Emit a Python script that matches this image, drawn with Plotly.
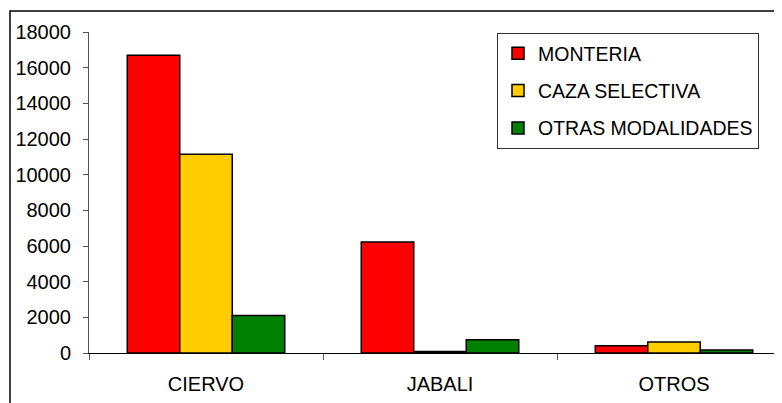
import plotly.graph_objects as go

categories = ["CIERVO", "JABALI", "OTROS"]
monteria = [16700, 6230, 400]
caza_selectiva = [11150, 80, 610]
otras_modalidades = [2100, 740, 170]
series_names = ["MONTERIA", "CAZA SELECTIVA", "OTRAS MODALIDADES"]
series_colors = ["#FF0000", "#FFCC00", "#008000"]
y_ticks = [0, 2000, 4000, 6000, 8000, 10000, 12000, 14000, 16000, 18000]

fig = go.Figure()
for i, (name, vals, col) in enumerate(zip(series_names, [monteria, caza_selectiva, otras_modalidades], series_colors)):
    fig.add_trace(go.Bar(
        x=categories, y=vals, name=name, legendgroup=f"g{i}",
        marker=dict(color=col, line=dict(color="#000000", width=1.5)),
    ))

# page body has an 8px default margin; compensate so plot lands where the reference has it
OFF = 8
W, H = 782, 403
L, R, T, B = 89 - OFF, OFF, 32 - OFF, 50 + OFF
pw = W - L - R
ph = H - T - B
cat_px = 234.0

def px_x(x):
    return (x - OFF - L) / pw

def px_y(y):
    return (H - B - (y - OFF)) / ph

fig.update_layout(
    width=W, height=H,
    margin=dict(l=L, r=R, t=T, b=B, pad=0),
    paper_bgcolor="white", plot_bgcolor="white",
    barmode="group", bargap=0.327, bargroupgap=0,
    font=dict(family="Liberation Sans, Arial, sans-serif", size=20, color="#000000"),
    showlegend=True,
    legend=dict(
        x=px_x(497), y=px_y(33), xanchor="left", yanchor="top",
        bgcolor="white", bordercolor="#333333", borderwidth=1,
        font=dict(size=19.5), tracegroupgap=9, traceorder="grouped",
    ),
    xaxis=dict(
        range=[-0.5, -0.5 + pw / cat_px], showgrid=False, zeroline=False,
        showline=True, linecolor="#000000", linewidth=1,
        ticks="outside", ticklen=6, tickcolor="#555555", tickson="boundaries",
        tickfont=dict(size=20), ticklabelstandoff=13,
    ),
    yaxis=dict(
        range=[0, 18000], tickvals=y_ticks, ticktext=[str(v) for v in y_ticks],
        showgrid=False, zeroline=False,
        showline=True, linecolor="#555555", linewidth=1,
        ticks="outside", ticklen=5, tickcolor="#555555",
        tickfont=dict(size=20), ticklabelstandoff=8,
    ),
    shapes=[dict(
        type="rect", xref="paper", yref="paper",
        x0=px_x(10), x1=1.3, y0=-0.5, y1=px_y(11),
        line=dict(color="#000000", width=1.5), fillcolor="rgba(0,0,0,0)", layer="below",
    )],
)

fig.write_html("out.html")
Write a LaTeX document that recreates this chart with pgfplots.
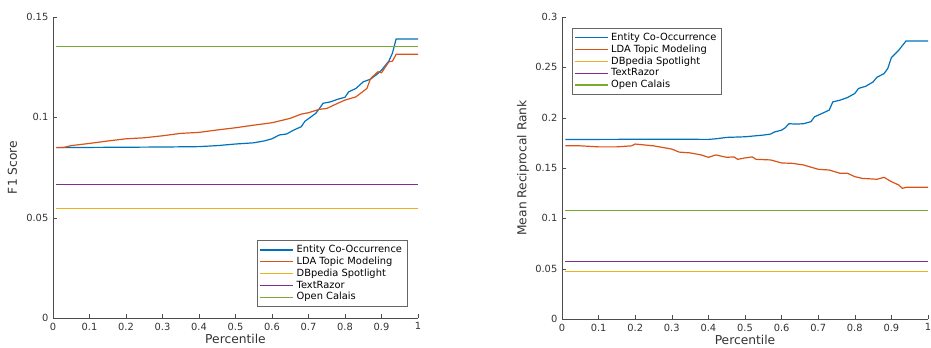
\documentclass[border=0pt]{standalone}
\usepackage{fontspec}
\setmainfont{DejaVu Sans}
\usepackage{pgfplots}
\pgfplotsset{compat=1.18}
\definecolor{mblue}{rgb}{0,0.447,0.741}
\definecolor{morange}{rgb}{0.85,0.325,0.098}
\definecolor{myellow}{rgb}{0.929,0.694,0.125}
\definecolor{mpurple}{rgb}{0.494,0.184,0.556}
\definecolor{mgreen}{rgb}{0.466,0.674,0.188}
\pgfplotsset{
  mstyle/.style={
    scale only axis,
    axis lines*=left,
    axis line style={draw=black!70,-},
    tick align=inside,
    major tick length=3pt,
    tick style={draw=black!70},
    xmin=0, xmax=1, ymin=0,
    xtick={0,0.1,0.2,0.3,0.4,0.5,0.6,0.7,0.8,0.9,1},
    scaled y ticks=false,
    scaled x ticks=false,
    /pgf/number format/assume math mode=true,
    /pgf/number format/fixed,
    /pgf/number format/precision=2,
    tick label style={font=\fontsize{7.4}{9}\selectfont, text=black!80},
    label style={font=\fontsize{9.2}{11}\selectfont, text=black!80},
    xlabel={Percentile},
    xlabel style={yshift=3.5pt},
    legend cell align=left,
    legend style={draw=black!60, fill=white, font=\fontsize{7.4}{8}\selectfont,
      inner sep=1.6pt, row sep=-2.2pt},
    legend image code/.code={\draw[#1] (0cm,0cm) -- (0.87cm,0cm);},
    every axis plot/.append style={line width=0.9pt},
  }
}
\begin{document}
\begin{tikzpicture}
\begin{axis}[mstyle,
  at={(39.75pt,22.5pt)}, anchor=south west,
  width=273.75pt, height=225.75pt,
  ymax=0.15, ytick={0,0.05,0.1,0.15},
  ylabel={F1 Score},
  legend style={at={(0.970,0.0365)}, anchor=south east},
]
\addplot[color=mblue] coordinates {
(0.009,0.0849) (0.1,0.0850) (0.2,0.0851) (0.3,0.0852) (0.4,0.0854) (0.45,0.0859)
(0.5,0.0867) (0.55,0.0873) (0.58,0.0883) (0.6,0.0893) (0.62,0.0912) (0.64,0.0917)
(0.66,0.0937) (0.68,0.0953) (0.69,0.098) (0.72,0.102) (0.73,0.1044) (0.74,0.107)
(0.76,0.1077) (0.78,0.109) (0.8,0.110) (0.81,0.1127) (0.83,0.1144) (0.85,0.1177)
(0.87,0.119) (0.89,0.1218) (0.9,0.1235) (0.92,0.128) (0.93,0.132) (0.94,0.139) (1.0,0.139)
};
\addlegendentry{Entity Co-Occurrence}
\addplot[color=morange] coordinates {
(0.009,0.085) (0.03,0.085) (0.05,0.0859) (0.1,0.087) (0.15,0.0882) (0.2,0.0893)
(0.25,0.0898) (0.3,0.0908) (0.35,0.092) (0.4,0.0925) (0.45,0.0937) (0.5,0.0948)
(0.55,0.0961) (0.6,0.0973) (0.65,0.0995) (0.68,0.1016) (0.7,0.1023) (0.73,0.104)
(0.75,0.1044) (0.78,0.107) (0.8,0.1086) (0.83,0.1102) (0.86,0.1144) (0.87,0.1193)
(0.89,0.1227) (0.9,0.1222) (0.92,0.1276) (0.93,0.128) (0.94,0.1314) (1.0,0.1314)
};
\addlegendentry{LDA Topic Modeling}
\addplot[color=myellow] coordinates {(0.009,0.0547) (1,0.0547)};
\addlegendentry{DBpedia Spotlight}
\addplot[color=mpurple] coordinates {(0.009,0.0666) (1,0.0666)};
\addlegendentry{TextRazor}
\addplot[color=mgreen] coordinates {(0.009,0.1354) (1,0.1354)};
\addlegendentry{Open Calais}
\end{axis}

\begin{axis}[mstyle,
  at={(421.5pt,21.75pt)}, anchor=south west,
  width=274.5pt, height=226.5pt,
  ymax=0.3, ytick={0,0.05,0.1,0.15,0.2,0.25,0.3},
  ylabel={Mean Reciprocal Rank},
  ylabel style={yshift=-2pt},
  legend style={at={(0.027,0.9636)}, anchor=north west},
]
\addplot[color=mblue] coordinates {
(0.009,0.1784) (0.1,0.1784) (0.2,0.1785) (0.3,0.1786) (0.4,0.1784) (0.42,0.179)
(0.45,0.1804) (0.5,0.181) (0.55,0.1827) (0.57,0.1837) (0.58,0.1857) (0.6,0.1876)
(0.61,0.19) (0.62,0.194) (0.64,0.1936) (0.66,0.194) (0.68,0.196) (0.69,0.2009)
(0.7,0.2025) (0.72,0.2058) (0.73,0.2075) (0.74,0.2157) (0.76,0.2174) (0.78,0.22)
(0.8,0.224) (0.81,0.229) (0.83,0.2312) (0.85,0.2355) (0.86,0.24) (0.88,0.2438)
(0.89,0.2488) (0.9,0.2597) (0.92,0.267) (0.94,0.2762) (1.0,0.2762)
};
\addlegendentry{Entity Co-Occurrence}
\addplot[color=morange] coordinates {
(0.009,0.1721) (0.05,0.172) (0.1,0.171) (0.15,0.171) (0.19,0.172) (0.2,0.1738)
(0.25,0.172) (0.3,0.1688) (0.32,0.1658) (0.35,0.165) (0.38,0.163) (0.4,0.1606)
(0.42,0.163) (0.45,0.1606) (0.47,0.161) (0.48,0.1586) (0.5,0.160) (0.52,0.161)
(0.53,0.1586) (0.57,0.158) (0.6,0.155) (0.63,0.1546) (0.66,0.153) (0.7,0.1487)
(0.73,0.148) (0.76,0.1447) (0.78,0.1447) (0.8,0.1414) (0.82,0.1397) (0.86,0.1388)
(0.88,0.1407) (0.9,0.1364) (0.92,0.1331) (0.93,0.1298) (0.94,0.1308) (1.0,0.1308)
};
\addlegendentry{LDA Topic Modeling}
\addplot[color=myellow] coordinates {(0.009,0.0472) (1,0.0472)};
\addlegendentry{DBpedia Spotlight}
\addplot[color=mpurple] coordinates {(0.009,0.0572) (1,0.0572)};
\addlegendentry{TextRazor}
\addplot[color=mgreen] coordinates {(0.009,0.1077) (1,0.1077)};
\addlegendentry{Open Calais}
\end{axis}
\pgfresetboundingbox
\path[use as bounding box] (0,0) rectangle (698.25pt,261pt);
\end{tikzpicture}
\end{document}
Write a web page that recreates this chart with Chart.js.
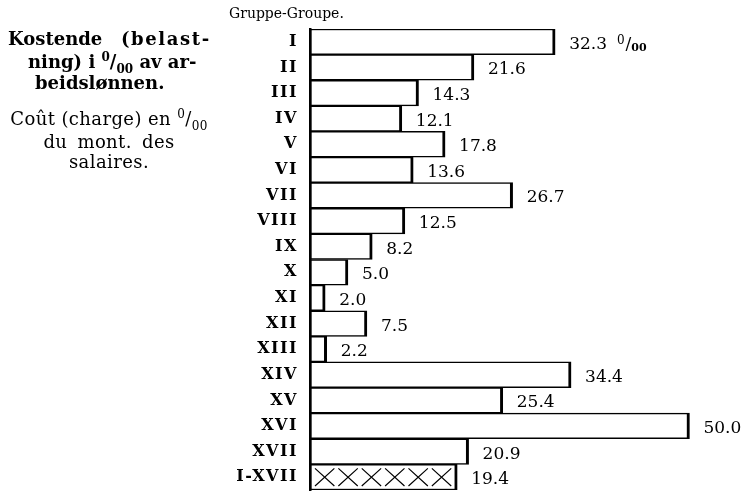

--- What is being asked ---
From the first line above to the line containing "return (H - B - (y - OFF)) / ph", repeat each line exactly. Pictures stay out.

--- Finished task ---
Emit a Python script that matches this image, drawn with Plotly.
import plotly.graph_objects as go

categories = ["CIERVO", "JABALI", "OTROS"]
monteria = [16700, 6230, 400]
caza_selectiva = [11150, 80, 610]
otras_modalidades = [2100, 740, 170]
series_names = ["MONTERIA", "CAZA SELECTIVA", "OTRAS MODALIDADES"]
series_colors = ["#FF0000", "#FFCC00", "#008000"]
y_ticks = [0, 2000, 4000, 6000, 8000, 10000, 12000, 14000, 16000, 18000]

fig = go.Figure()
for i, (name, vals, col) in enumerate(zip(series_names, [monteria, caza_selectiva, otras_modalidades], series_colors)):
    fig.add_trace(go.Bar(
        x=categories, y=vals, name=name, legendgroup=f"g{i}",
        marker=dict(color=col, line=dict(color="#000000", width=1.5)),
    ))

# page body has an 8px default margin; compensate so plot lands where the reference has it
OFF = 8
W, H = 782, 403
L, R, T, B = 89 - OFF, OFF, 32 - OFF, 50 + OFF
pw = W - L - R
ph = H - T - B
cat_px = 234.0

def px_x(x):
    return (x - OFF - L) / pw

def px_y(y):
    return (H - B - (y - OFF)) / ph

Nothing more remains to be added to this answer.